Quite skeptical, Clark went where Maria sent her, and found the tennis shoe, just as she’d described it. “The only way she could have had such a perspective,” said Clark, “was if she had been floating right outside and at very close range to the tennis shoe.” It shouldn’t have been possible, as both [University of Montreal professor Mario] Beauregard and [Dr. Sam] Parnia point out. “The question becomes,” Parnia says, “how can people have conscious awareness when they’ve gone beyond the threshold of death?”

Neurosurgeon Ebon Alexander had his own near-death experience that he later chronicled in his book Proof of Heaven: A Neurosurgeon’s Journey into the Afterlife. Critics have taken issue with Alexander’s book, naturally, and Esquire dedicated some significant magazine real estate to debunking his claims. But Alexander stands by his story, and he asserts that death is merely a transition to a better, more real form of life.

90 minutes poster“My journey deep into coma, outside this lowly physical realm and into the loftiest dwelling place of the almighty Creator, revealed the indescribably immense chasm between our human knowledge and the awe-inspiring realm of God,” he wrote in his book.
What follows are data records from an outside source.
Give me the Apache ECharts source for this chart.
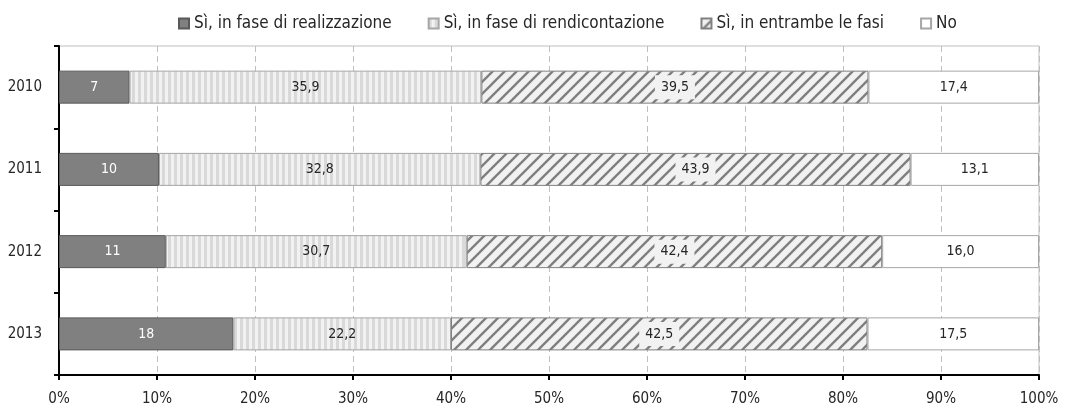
<!DOCTYPE html>
<html>
<head>
<meta charset="utf-8">
<script src="https://cdn.jsdelivr.net/npm/echarts@6/dist/echarts.min.js"></script>
<style>
html,body{margin:0;padding:0;background:#fff;}
#chart{width:1066px;height:412px;}
</style>
</head>
<body>
<div id="chart"></div>
<script>
var anni = ['2010', '2011', '2012', '2013'];
var realizzazione = [7.2, 10.2, 10.9, 17.8];
var rendicontazione = [35.9, 32.8, 30.7, 22.2];
var entrambe = [39.5, 43.9, 42.4, 42.5];
var no_data = [17.4, 13.1, 16.0, 17.5];
var nomi = ['Sì, in fase di realizzazione', 'Sì, in fase di rendicontazione', 'Sì, in entrambe le fasi', 'No'];

var FONT = '"DejaVu Sans Condensed", sans-serif';

// vertical stripes
function stripes(){
	var c = document.createElement('canvas');
	c.width = 6; c.height = 6;
	var ctx = c.getContext('2d');
	ctx.fillStyle = '#f2f2f2';
	ctx.fillRect(0, 0, 6, 6);
	ctx.fillStyle = '#d9d9d9';
	ctx.fillRect(0, 0, 3, 6);
	return c;
}

// diagonal hatch
function hatch(){
	var s = 12;
	var c = document.createElement('canvas');
	c.width = s; c.height = s;
	var ctx = c.getContext('2d');
	ctx.fillStyle = '#f2f2f2';
	ctx.fillRect(0, 0, s, s);
	ctx.strokeStyle = '#808080';
	ctx.lineWidth = 2.4;
	ctx.beginPath();
	ctx.moveTo(-1, s + 1); ctx.lineTo(s + 1, -1);
	ctx.moveTo(-1 - s, s + 1); ctx.lineTo(1, -1);
	ctx.moveTo(s - 1, s + 1); ctx.lineTo(2 * s + 1, -1);
	ctx.stroke();
	return c;
}

function fmt(d){ return d.toFixed(1).replace('.', ','); }

var myChart = echarts.init(document.getElementById('chart'));
myChart.setOption({
	animation: false,
	textStyle: {fontFamily: FONT},
	legend: {
		top: 10,
		left: 173,
		itemWidth: 10,
		itemHeight: 10,
		itemGap: 36,
		icon: 'rect',
		textStyle: {fontFamily: FONT, fontSize: 17, color: '#262626'},
		data: nomi
	},
	grid: {
		left: 59, right: 27, top: 46, bottom: 37,
		show: true, borderColor: '#bfbfbf', borderWidth: 1
	},
	xAxis: {
		type: 'value',
		min: 0, max: 100, interval: 10,
		axisLine: {show: true, lineStyle: {color: '#000', width: 2}},
		axisTick: {show: true, length: 5, lineStyle: {color: '#000', width: 2}},
		axisLabel: {formatter: '{value}%', fontFamily: FONT, fontSize: 15, color: '#262626', margin: 17},
		splitLine: {show: true, lineStyle: {color: '#bfbfbf', type: [6, 4]}}
	},
	yAxis: {
		type: 'category',
		inverse: true,
		data: anni,
		axisLine: {show: true, lineStyle: {color: '#000', width: 2}},
		axisTick: {show: true, length: 5, lineStyle: {color: '#000', width: 2}},
		axisLabel: {fontFamily: FONT, fontSize: 15, color: '#262626', margin: 17},
		splitLine: {show: false}
	},
	series: [
	{
		name: nomi[0], type: 'bar', stack: 'tot', barWidth: 33,
		data: realizzazione,
		itemStyle: {color: '#808080', borderColor: '#595959', borderWidth: 1},
		label: {show: true, position: 'inside', color: '#fff', fontFamily: FONT, fontSize: 14,
			formatter: function(p){ return Math.round(p.value); }}
	},
	{
		name: nomi[1], type: 'bar', stack: 'tot', barWidth: 33,
		data: rendicontazione,
		itemStyle: {color: {image: stripes(), repeat: 'repeat'}, borderColor: '#a6a6a6', borderWidth: 1},
		label: {show: true, position: 'inside', color: '#262626', fontFamily: FONT, fontSize: 14,
			formatter: function(p){ return fmt(p.value); }}
	},
	{
		name: nomi[2], type: 'bar', stack: 'tot', barWidth: 33,
		data: entrambe,
		itemStyle: {color: {image: hatch(), repeat: 'repeat'}, borderColor: '#808080', borderWidth: 1},
		label: {show: true, position: 'inside', color: '#262626', fontFamily: FONT, fontSize: 14,
			backgroundColor: '#f2f2f2', padding: [5, 6],
			formatter: function(p){ return fmt(p.value); }}
	},
	{
		name: nomi[3], type: 'bar', stack: 'tot', barWidth: 33,
		data: no_data,
		itemStyle: {color: '#ffffff', borderColor: '#a6a6a6', borderWidth: 1},
		label: {show: true, position: 'inside', color: '#262626', fontFamily: FONT, fontSize: 14,
			formatter: function(p){ return fmt(p.value); }}
	}
	]
});
</script>
</body>
</html>
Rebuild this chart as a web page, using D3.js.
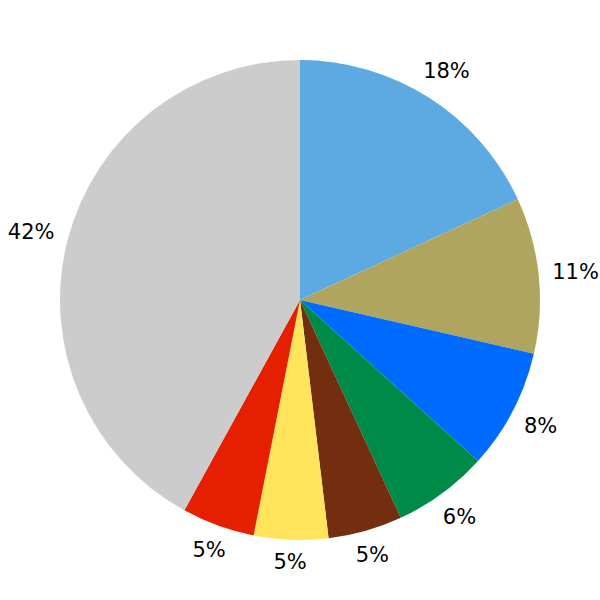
<!DOCTYPE html>
<html>
<head>
<meta charset="utf-8">
<script src="https://cdn.jsdelivr.net/npm/d3@7"></script>
<style>
  body { margin: 0; background: #fff; }
  text { font-family: "DejaVu Sans", sans-serif; }
</style>
</head>
<body>
<script>
// slice values (percent), clockwise from 12 o'clock
const shares = [18.1, 10.5, 8.1, 6.4, 5.0, 5.0, 4.9, 42.0];
const labels = ["18%", "11%", "8%", "6%", "5%", "5%", "5%", "42%"];
const colors = ["#5DAAE3", "#B0A55F", "#006BFF", "#008A47", "#722E0E", "#FFE45C", "#E61F00", "#CCCCCC"];

const width = 600, height = 600;
const cx = 300, cy = 300, radius = 240;
const labelGap = 13;
const fontSize = 21;

const svg = d3.select("body").append("svg")
    .attr("width", width)
    .attr("height", height);

const g = svg.append("g").attr("transform", `translate(${cx},${cy})`);

const pie = d3.pie().sort(null).value(d => d);
const arcs = pie(shares);

const arc = d3.arc().innerRadius(0).outerRadius(radius);

g.selectAll("path.slice")
    .data(arcs)
    .enter()
    .append("path")
    .attr("class", "slice")
    .attr("d", arc)
    .attr("fill", (d, i) => colors[i]);

// labels sit just outside the rim, pushed out by half their box
const txt = g.selectAll("text.lbl")
    .data(arcs)
    .enter()
    .append("text")
    .attr("class", "lbl")
    .attr("font-size", fontSize)
    .attr("fill", "#000")
    .attr("text-anchor", "middle")
    .attr("dy", "0.36em")
    .text((d, i) => labels[i]);

txt.each(function(d) {
    const a = (d.startAngle + d.endAngle) / 2;
    const w = this.getComputedTextLength();
    const h = fontSize * 0.73;
    const s = Math.sin(a), c = Math.cos(a);
    const r = radius + labelGap + (w / 2) * Math.abs(s) + (h / 2) * Math.abs(c);
    d3.select(this).attr("x", r * s).attr("y", -r * c);
});
</script>
</body>
</html>
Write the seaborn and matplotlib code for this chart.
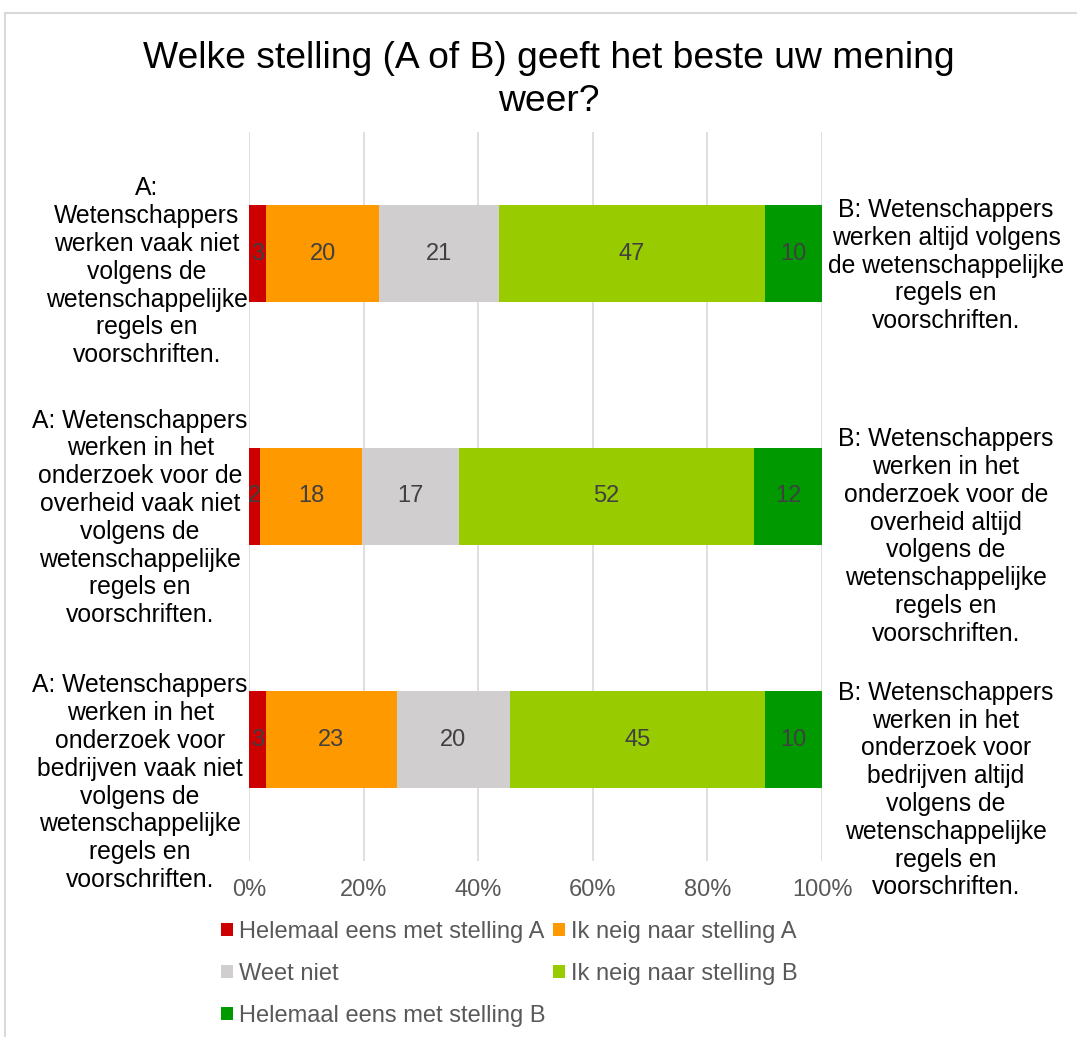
import numpy as np
import pandas as pd
import matplotlib
matplotlib.use("Agg")
import matplotlib.pyplot as plt
import seaborn as sns
from matplotlib.patches import Patch
from matplotlib.lines import Line2D
from matplotlib.transforms import blended_transform_factory


# DATA

title = "Welke stelling (A of B) geeft het beste uw mening\nweer?"

stelling_a = [
    "A:\nWetenschappers\nwerken vaak niet\nvolgens de\nwetenschappelijke\nregels en\nvoorschriften.",
    "A: Wetenschappers\nwerken in het\nonderzoek voor de\noverheid vaak niet\nvolgens de\nwetenschappelijke\nregels en\nvoorschriften.",
    "A: Wetenschappers\nwerken in het\nonderzoek voor\nbedrijven vaak niet\nvolgens de\nwetenschappelijke\nregels en\nvoorschriften.",
]

stelling_b = [
    "B: Wetenschappers\nwerken altijd volgens\nde wetenschappelijke\nregels en\nvoorschriften.",
    "B: Wetenschappers\nwerken in het\nonderzoek voor de\noverheid altijd\nvolgens de\nwetenschappelijke\nregels en\nvoorschriften.",
    "B: Wetenschappers\nwerken in het\nonderzoek voor\nbedrijven altijd\nvolgens de\nwetenschappelijke\nregels en\nvoorschriften.",
]

answers = [
    "Helemaal eens met stelling A",
    "Ik neig naar stelling A",
    "Weet niet",
    "Ik neig naar stelling B",
    "Helemaal eens met stelling B",
]

helemaal_a = [3, 2, 3]
neig_a = [20, 18, 23]
weet_niet = [21, 17, 20]
neig_b = [47, 52, 45]
helemaal_b = [10, 12, 10]

colors = ["#CC0000", "#FF9900", "#D0CECE", "#99CC00", "#009900"]
ticks = [0, 20, 40, 60, 80, 100]


# 100% STACKED VALUES

values = np.array([helemaal_a, neig_a, weet_niet, neig_b, helemaal_b], dtype=float).T
pct = values / values.sum(axis=1, keepdims=True) * 100
cum = pct.cumsum(axis=1)


# PLOT

sns.set_theme(style="white")
plt.rcParams["font.family"] = ["Liberation Sans", "DejaVu Sans"]

fig = plt.figure(figsize=(10.77, 10.37), dpi=100)
ax = fig.add_axes([249 / 1077, 1 - 861 / 1037, 573 / 1077, 729 / 1037])

# draw cumulative bars from the right so each segment shows as a stack
for k in range(len(answers) - 1, -1, -1):
    df = pd.DataFrame({"stelling": stelling_a, "pct": cum[:, k]})
    sns.barplot(data=df, x="pct", y="stelling", orient="h", color=colors[k],
                saturation=1, width=0.4, linewidth=0, ax=ax)

for i in range(len(stelling_a)):
    for k in range(len(answers)):
        start = cum[i, k] - pct[i, k]
        ax.text(start + pct[i, k] / 2, i, str(int(values[i, k])),
                ha="center", va="center", fontsize=17, color="#404040")

ax.set_xlim(0, 100)
ax.set_xticks(ticks)
ax.set_xticklabels([f"{t}%" for t in ticks], fontsize=17, color="#595959")
ax.tick_params(axis="x", length=0, pad=13)
ax.set_yticks([])
ax.set_xlabel("")
ax.set_ylabel("")
ax.grid(axis="x", color="#D9D9D9", linewidth=1.2)
ax.set_axisbelow(True)
for s in ax.spines.values():
    s.set_visible(False)

# statement labels on both sides
left_off = [0.075, 0.088, 0.178]
right_off = [0.05, 0.165, 0.208]
trans = blended_transform_factory(ax.transAxes, ax.transData)
for i in range(len(stelling_a)):
    ax.text(-0.002, i + left_off[i], stelling_a[i], transform=trans,
            ha="right", va="center", multialignment="center",
            fontsize=17.8, color="black")
    ax.text(1.2164, i + right_off[i], stelling_b[i], transform=trans,
            ha="center", va="center", multialignment="center",
            fontsize=17.8, color="black")

fig.text(549 / 1077, 1 - 80 / 1037, title, ha="center", va="center",
         fontsize=26.8, linespacing=1.3, color="black")

# legend, filled row by row
handles = [Patch(facecolor=c, edgecolor="none") for c in colors]
order = [0, 2, 4, 1, 3]
fig.legend([handles[j] for j in order], [answers[j] for j in order],
           ncol=2, loc="upper left", bbox_to_anchor=(221 / 1077, 1 - 921 / 1037),
           frameon=False, fontsize=17, labelcolor="#595959",
           handlelength=0.5, handleheight=0.5, handletextpad=0.25,
           columnspacing=0.33, labelspacing=0.85, borderpad=0, borderaxespad=0)

# chart area border
fig.add_artist(Line2D([5 / 1077, 1], [1 - 13 / 1037] * 2, color="#D9D9D9", lw=1.5))
fig.add_artist(Line2D([5 / 1077] * 2, [0, 1 - 13 / 1037], color="#D9D9D9", lw=1.5))

fig.savefig("out.png", dpi=100)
And maybe that’s the thing that intrigues me the most about these stories. While there are lots of similarities in near-death tales—the tunnel, the white light, the loved ones waiting for you—few things are as universal as the sense of hyper-reality these folks report—that, compared to what they experienced after death, life as we know it looks like a faded facsimile.

I had the opportunity to watch 90 Minutes in Heaven with Don Piper. And in a Q&A session he held afterward, Piper said that it’s his life now—even more than 25 years later—that feels like a dream. For him, reality lies after death. “It’s simply the most real thing that has happened to me,” he says.

It reminds me of C.S. Lewis’ The Last Battle, when seven one-time children enter their own Narnian heaven:

All their life in this world and all their adventures had only been the cover and the title page: now at last they were beginning Chapter One of the Great Story which no one on earth has read: which goes on for ever: in which every chapter is better than the one before.

Now, none of that is proof, of course. Skeptics will say that hallucinations can be plenty powerful, and I’m not completely convinced by the stories myself. But am I prepared to say that these near-death experiences absolutely aren’t real? No. Maybe, just maybe, Piper’s story and others are a little like movie trailers themselves—coming attractions, if you will.